ECLI:NL:GHAMS:2024:494
Gerechtshof Amsterdam
- Tussenuitspraak
- Rechtspraak.nl
Vernietiging leaseovereenkomst en incident tot voeging en tussenkomst in civiele procedure
In deze zaak, die voorligt bij het Gerechtshof Amsterdam, betreft het een hoger beroep van Dexia Nederland B.V. tegen een vonnis van de kantonrechter in Amsterdam. De zaak draait om de vernietiging van leaseovereenkomsten door [geïntimeerde], die op 19 december 2005 aan Dexia heeft medegedeeld dat zij de overeenkomsten op grond van de artikelen 1:88 en 1:89 BW vernietigt. In eerste aanleg heeft de kantonrechter de vorderingen van [geïntimeerde] toegewezen, wat Dexia heeft doen besluiten in hoger beroep te gaan.

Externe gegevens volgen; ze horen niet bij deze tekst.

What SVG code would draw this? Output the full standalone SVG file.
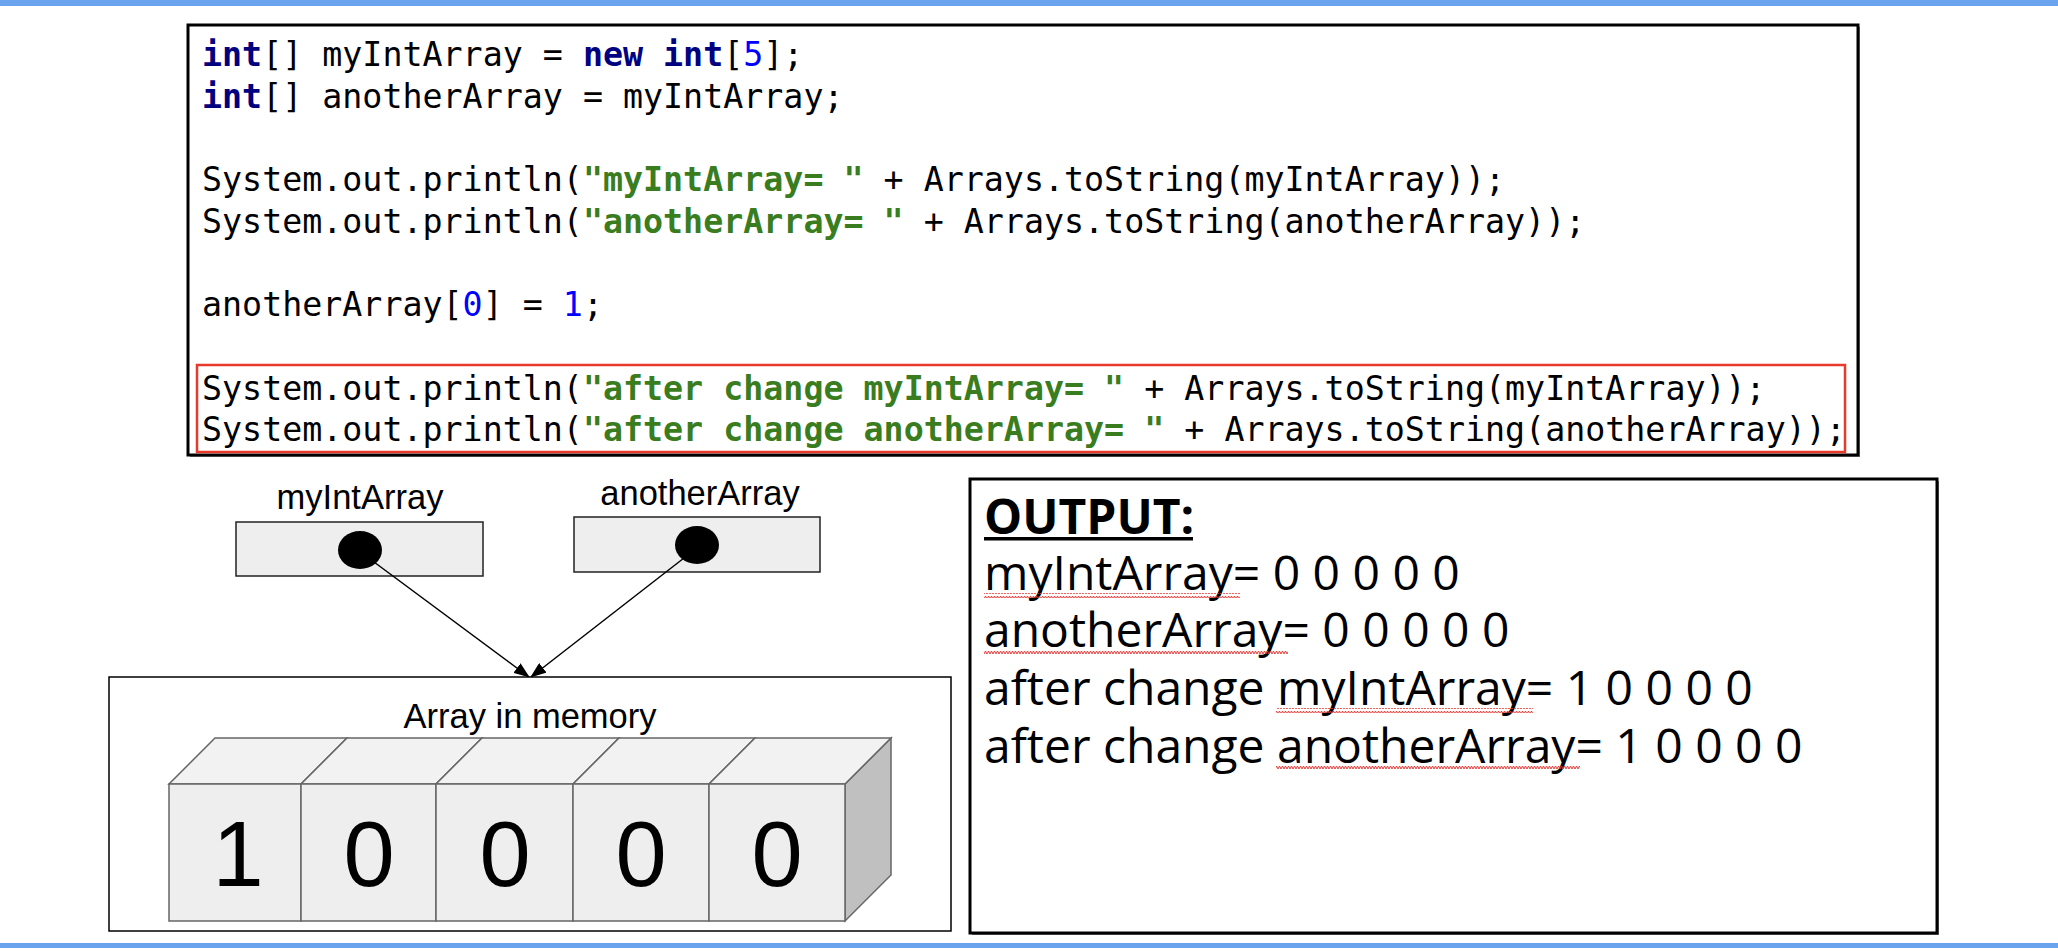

In het hoger beroep heeft [eiser], de echtgenoot van [geïntimeerde], een incidentele conclusie tot voeging en tussenkomst ingediend. Hij wil zich voegen aan de zijde van [geïntimeerde] om haar te steunen in haar vordering tegen Dexia. Dexia heeft betoogd dat [eiser] te laat is met zijn vordering en dat hij geen zelfstandig belang heeft bij de voeging en tussenkomst, omdat de vordering van [geïntimeerde] al is toegewezen.
Het hof heeft echter geoordeeld dat [eiser] voldoende belang heeft bij de uitkomst van de hoofdzaak, omdat hij nadelige gevolgen kan ondervinden indien de vordering van [geïntimeerde] wordt afgewezen. Het hof heeft de incidentele vordering van [eiser] toegewezen, waardoor hij zowel kan tussenkomen als zich kan voegen aan de zijde van [geïntimeerde]. De hoofdzaak is verwezen naar de rol voor een memorie in het kader van de voeging en tussenkomst.